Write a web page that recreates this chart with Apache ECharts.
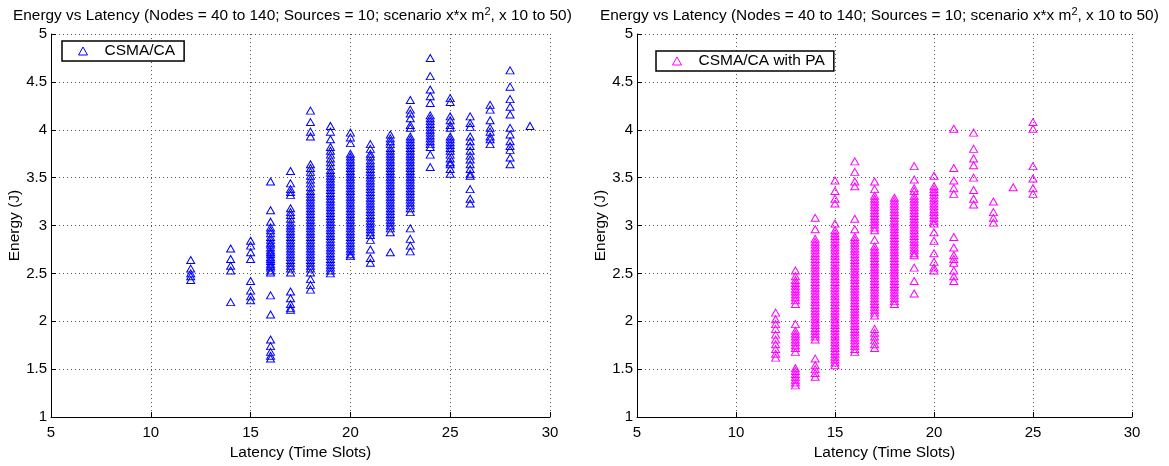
<!DOCTYPE html>
<html>
<head>
<meta charset="utf-8">
<script src="https://cdn.jsdelivr.net/npm/echarts@6/dist/echarts.min.js"></script>
<style>
html,body{margin:0;padding:0;background:#fff;}
#chart{width:1169px;height:466px;}
</style>
</head>
<body>
<div id="chart"></div>
<script>
// ---- Data ----
const titleText = 'Energy vs Latency (Nodes = 40 to 140; Sources = 10; scenario x*x m{sup|2}, x 10 to 50)';
const xTicks = [5, 10, 15, 20, 25, 30];
const yTicks = [1, 1.5, 2, 2.5, 3, 3.5, 4, 4.5, 5];

// CSMA/CA: latency columns and the energies observed at each
const csmaLatency = [12, 14, 15, 16, 17, 18, 19, 20, 21, 22, 23, 24, 25, 26, 27, 28, 29];
const csmaEnergy = [
  [2.64, 2.55, 2.50, 2.47, 2.43],
  [2.76, 2.65, 2.58, 2.53, 2.20],
  [2.84, 2.79, 2.72, 2.65, 2.42, 2.32, 2.26, 2.22],
  [3.46, 3.16, 3.04, 2.98, 2.95, 2.92, 2.88, 2.85, 2.82, 2.80, 2.77, 2.74, 2.72, 2.70, 2.67, 2.65, 2.63, 2.60, 2.58, 2.56, 2.53, 2.51, 2.27, 2.07, 1.81, 1.74, 1.68, 1.64, 1.61],
  [3.57, 3.44, 3.38, 3.35, 3.32, 3.18, 3.14, 3.11, 3.07, 3.03, 3.00, 2.97, 2.94, 2.91, 2.88, 2.85, 2.82, 2.79, 2.76, 2.73, 2.70, 2.67, 2.64, 2.61, 2.58, 2.55, 2.51, 2.31, 2.24, 2.18, 2.14, 2.12],
  [4.20, 4.08, 3.98, 3.93, 3.64, 3.60, 3.56, 3.52, 3.48, 3.44, 3.40, 3.36, 3.33, 3.30, 3.27, 3.24, 3.21, 3.18, 3.15, 3.12, 3.09, 3.06, 3.03, 3.00, 2.97, 2.94, 2.91, 2.88, 2.85, 2.82, 2.79, 2.76, 2.73, 2.70, 2.67, 2.64, 2.61, 2.58, 2.55, 2.51, 2.44, 2.38, 2.33],
  [4.04, 3.98, 3.90, 3.82, 3.78, 3.74, 3.70, 3.66, 3.62, 3.58, 3.55, 3.52, 3.49, 3.46, 3.43, 3.40, 3.37, 3.34, 3.31, 3.28, 3.25, 3.22, 3.19, 3.16, 3.13, 3.10, 3.07, 3.04, 3.01, 2.98, 2.95, 2.92, 2.89, 2.86, 2.83, 2.80, 2.77, 2.74, 2.71, 2.68, 2.65, 2.62, 2.59, 2.56, 2.53, 2.50],
  [3.97, 3.92, 3.86, 3.75, 3.72, 3.69, 3.66, 3.63, 3.60, 3.57, 3.54, 3.51, 3.48, 3.45, 3.42, 3.39, 3.36, 3.33, 3.30, 3.27, 3.24, 3.21, 3.18, 3.15, 3.12, 3.09, 3.06, 3.03, 3.00, 2.97, 2.94, 2.91, 2.88, 2.85, 2.82, 2.79, 2.76, 2.73, 2.70, 2.68],
  [3.85, 3.80, 3.75, 3.72, 3.68, 3.65, 3.62, 3.59, 3.56, 3.53, 3.50, 3.47, 3.44, 3.41, 3.38, 3.35, 3.32, 3.29, 3.26, 3.23, 3.20, 3.17, 3.14, 3.11, 3.08, 3.05, 3.02, 2.99, 2.96, 2.93, 2.90, 2.85, 2.75, 2.66, 2.61],
  [3.95, 3.91, 3.88, 3.85, 3.81, 3.78, 3.75, 3.72, 3.69, 3.66, 3.63, 3.60, 3.57, 3.54, 3.51, 3.48, 3.45, 3.42, 3.39, 3.36, 3.33, 3.30, 3.27, 3.24, 3.21, 3.18, 3.15, 3.12, 3.09, 3.06, 3.03, 3.00, 2.97, 2.93, 2.72],
  [4.31, 4.21, 4.17, 4.12, 4.05, 4.02, 3.93, 3.90, 3.87, 3.84, 3.81, 3.78, 3.75, 3.72, 3.69, 3.66, 3.63, 3.60, 3.57, 3.54, 3.51, 3.48, 3.45, 3.42, 3.39, 3.36, 3.33, 3.30, 3.27, 3.24, 3.21, 3.18, 3.14, 2.97, 2.86, 2.79, 2.73],
  [4.75, 4.56, 4.42, 4.35, 4.28, 4.15, 4.12, 4.09, 4.06, 4.03, 4.00, 3.97, 3.94, 3.91, 3.88, 3.85, 3.82, 3.74, 3.61],
  [4.33, 4.29, 4.14, 4.10, 4.05, 4.02, 3.93, 3.90, 3.87, 3.84, 3.81, 3.78, 3.74, 3.70, 3.66, 3.64, 3.59, 3.54],
  [4.14, 4.07, 4.03, 3.93, 3.88, 3.83, 3.78, 3.73, 3.69, 3.64, 3.59, 3.54, 3.52, 3.38, 3.28, 3.23],
  [4.26, 4.21, 4.10, 4.02, 3.98, 3.93, 3.90, 3.85],
  [4.62, 4.45, 4.32, 4.24, 4.16, 4.02, 3.95, 3.88, 3.83, 3.79, 3.71, 3.64],
  [4.04]
];

// CSMA/CA with PA
const paLatency = [12, 13, 14, 15, 16, 17, 18, 19, 20, 21, 22, 23, 24, 25];
const paEnergy = [
  [2.09, 2.02, 1.97, 1.92, 1.86, 1.81, 1.76, 1.71, 1.66, 1.62],
  [2.53, 2.47, 2.43, 2.40, 2.37, 2.34, 2.31, 2.28, 2.25, 2.22, 2.18, 1.97, 1.90, 1.87, 1.84, 1.81, 1.78, 1.75, 1.72, 1.68, 1.51, 1.48, 1.45, 1.42, 1.39, 1.36, 1.33],
  [3.08, 2.96, 2.86, 2.83, 2.80, 2.77, 2.74, 2.71, 2.68, 2.65, 2.62, 2.59, 2.56, 2.53, 2.50, 2.47, 2.44, 2.41, 2.38, 2.35, 2.32, 2.29, 2.26, 2.23, 2.20, 2.17, 2.14, 2.11, 2.08, 2.05, 2.02, 1.99, 1.96, 1.93, 1.90, 1.87, 1.84, 1.81, 1.61, 1.54, 1.50, 1.46, 1.42],
  [3.47, 3.36, 3.28, 3.23, 3.02, 2.95, 2.92, 2.89, 2.86, 2.83, 2.80, 2.77, 2.74, 2.71, 2.68, 2.65, 2.62, 2.59, 2.56, 2.53, 2.50, 2.47, 2.44, 2.41, 2.38, 2.35, 2.32, 2.29, 2.26, 2.23, 2.20, 2.17, 2.14, 2.11, 2.08, 2.05, 2.02, 1.99, 1.96, 1.93, 1.90, 1.87, 1.84, 1.81, 1.78, 1.75, 1.72, 1.69, 1.66, 1.63, 1.60, 1.57, 1.54],
  [3.67, 3.56, 3.46, 3.41, 3.07, 2.96, 2.88, 2.85, 2.82, 2.79, 2.76, 2.73, 2.70, 2.67, 2.64, 2.61, 2.58, 2.55, 2.52, 2.49, 2.46, 2.43, 2.40, 2.37, 2.34, 2.31, 2.28, 2.25, 2.22, 2.19, 2.16, 2.13, 2.10, 2.07, 2.04, 2.01, 1.98, 1.95, 1.92, 1.89, 1.86, 1.83, 1.80, 1.77, 1.74, 1.71, 1.68],
  [3.46, 3.38, 3.31, 3.28, 3.25, 3.22, 3.19, 3.16, 3.13, 3.10, 3.07, 3.04, 3.01, 2.98, 2.95, 2.85, 2.78, 2.75, 2.72, 2.69, 2.66, 2.63, 2.60, 2.57, 2.54, 2.51, 2.48, 2.45, 2.42, 2.39, 2.36, 2.33, 2.30, 2.27, 2.24, 2.21, 2.18, 2.15, 2.12, 2.09, 2.06, 1.92, 1.88, 1.84, 1.80, 1.76, 1.72],
  [3.29, 3.26, 3.23, 3.20, 3.17, 3.14, 3.11, 3.08, 3.05, 3.02, 2.99, 2.96, 2.93, 2.90, 2.87, 2.84, 2.81, 2.78, 2.75, 2.72, 2.69, 2.66, 2.63, 2.60, 2.57, 2.54, 2.51, 2.48, 2.45, 2.42, 2.39, 2.36, 2.33, 2.30, 2.27, 2.24, 2.21, 2.18],
  [3.62, 3.48, 3.39, 3.36, 3.31, 3.28, 3.25, 3.22, 3.19, 3.16, 3.13, 3.10, 3.07, 3.04, 3.01, 2.98, 2.95, 2.92, 2.89, 2.86, 2.83, 2.80, 2.77, 2.74, 2.71, 2.69, 2.56, 2.42, 2.29],
  [3.52, 3.41, 3.38, 3.35, 3.32, 3.29, 3.26, 3.23, 3.20, 3.17, 3.14, 3.11, 3.08, 3.05, 3.02, 2.93, 2.84, 2.71, 2.62, 2.56, 2.53],
  [4.01, 3.60, 3.47, 3.39, 3.33, 2.88, 2.77, 2.69, 2.65, 2.61, 2.53, 2.47, 2.42],
  [3.97, 3.80, 3.70, 3.63, 3.50, 3.37, 3.28, 3.22],
  [3.25, 3.14, 3.08, 3.03],
  [3.40],
  [4.08, 4.01, 3.62, 3.49, 3.39, 3.33]
];

const seriesNames = ['CSMA/CA', 'CSMA/CA with PA'];
const seriesColors = ['#0000ff', '#ff00ff'];

// ---- Build ----
function pairs(lat, en) {
  const out = [];
  lat.forEach((x, i) => en[i].forEach(y => out.push([x, y])));
  return out;
}

const FONT = 'Liberation Sans, Arial, sans-serif';
const gridLines = { show: true, lineStyle: { color: '#555', type: [1, 3], width: 1 } };

function xAxis(idx) {
  return {
    gridIndex: idx, type: 'value', min: xTicks[0], max: xTicks[xTicks.length - 1], interval: 5,
    name: 'Latency (Time Slots)', nameLocation: 'middle', nameGap: 28,
    nameTextStyle: { color: '#000', fontSize: 15.5, fontFamily: FONT },
    axisLine: { show: true, onZero: false, lineStyle: { color: '#000', width: 1 } },
    axisTick: { show: true, inside: true, length: 5, lineStyle: { color: '#000' } },
    axisLabel: { color: '#000', fontSize: 15, fontFamily: FONT, margin: 8 },
    splitLine: gridLines
  };
}
function yAxis(idx) {
  return {
    gridIndex: idx, type: 'value', min: yTicks[0], max: yTicks[yTicks.length - 1], interval: 0.5,
    name: 'Energy (J)', nameLocation: 'middle', nameGap: 25,
    nameTextStyle: { color: '#000', fontSize: 15.5, fontFamily: FONT },
    axisLine: { show: true, onZero: false, lineStyle: { color: '#000', width: 1 } },
    axisTick: { show: true, inside: true, length: 5, lineStyle: { color: '#000' } },
    axisLabel: { color: '#000', fontSize: 15, fontFamily: FONT, margin: 4 },
    splitLine: gridLines
  };
}
function scatter(idx, data) {
  return {
    name: seriesNames[idx], type: 'scatter', xAxisIndex: idx, yAxisIndex: idx,
    symbol: 'triangle', symbolSize: [8, 7],
    itemStyle: { color: 'rgba(0,0,0,0)', borderColor: seriesColors[idx], borderWidth: 1, opacity: 1 },
    emphasis: { disabled: true },
    animation: false,
    data: data
  };
}
function legend(idx, left, top) {
  return {
    show: true, left: left, top: top, orient: 'vertical',
    data: [{ name: seriesNames[idx], icon: 'triangle',
      itemStyle: { color: 'rgba(0,0,0,0)', borderColor: seriesColors[idx], borderWidth: 1 } }],
    itemWidth: 9, itemHeight: 8,
    borderColor: '#000', borderWidth: 1.5, backgroundColor: '#fff',
    padding: [2, 9, 2, 16],
    selectedMode: false,
    textStyle: { color: '#000', fontSize: 15.5, fontFamily: FONT, padding: [0, 0, 0, 12] }
  };
}
function title(left) {
  return {
    text: titleText, left: left, top: 1,
    textStyle: {
      color: '#000', fontSize: 15.4, fontWeight: 'normal', fontFamily: FONT, lineHeight: 20,
      rich: { sup: { fontSize: 11, fontFamily: FONT, color: '#000', verticalAlign: 'top', lineHeight: 14 } }
    }
  };
}

const option = {
  animation: false,
  backgroundColor: '#fff',
  title: [title(8), title(595)],
  legend: [legend(0, 62, 41), legend(1, 656, 51)],
  grid: [
    { left: 51, top: 34, width: 499, height: 390, containLabel: false },
    { left: 637, top: 34, width: 495, height: 390, containLabel: false }
  ],
  xAxis: [xAxis(0), xAxis(1)],
  yAxis: [yAxis(0), yAxis(1)],
  series: [
    scatter(0, pairs(csmaLatency, csmaEnergy)),
    scatter(1, pairs(paLatency, paEnergy))
  ]
};

const chart = echarts.init(document.getElementById('chart'), null, { renderer: 'canvas' });
chart.setOption(option);
</script>
</body>
</html>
■ ■ ■ ■ ■ ■ ■
§ EXERCISE TASK
Please take the lines from the beginning of the data above through the line holding "3.5, 4, 4.5, 5];" and transcribe them exactly, without any pictures.

§ RESULT FOR THIS TASK
Write a web page that recreates this chart with Apache ECharts.
<!DOCTYPE html>
<html>
<head>
<meta charset="utf-8">
<script src="https://cdn.jsdelivr.net/npm/echarts@6/dist/echarts.min.js"></script>
<style>
html,body{margin:0;padding:0;background:#fff;}
#chart{width:1169px;height:466px;}
</style>
</head>
<body>
<div id="chart"></div>
<script>
// ---- Data ----
const titleText = 'Energy vs Latency (Nodes = 40 to 140; Sources = 10; scenario x*x m{sup|2}, x 10 to 50)';
const xTicks = [5, 10, 15, 20, 25, 30];
const yTicks = [1, 1.5, 2, 2.5, 3, 3.5, 4, 4.5, 5];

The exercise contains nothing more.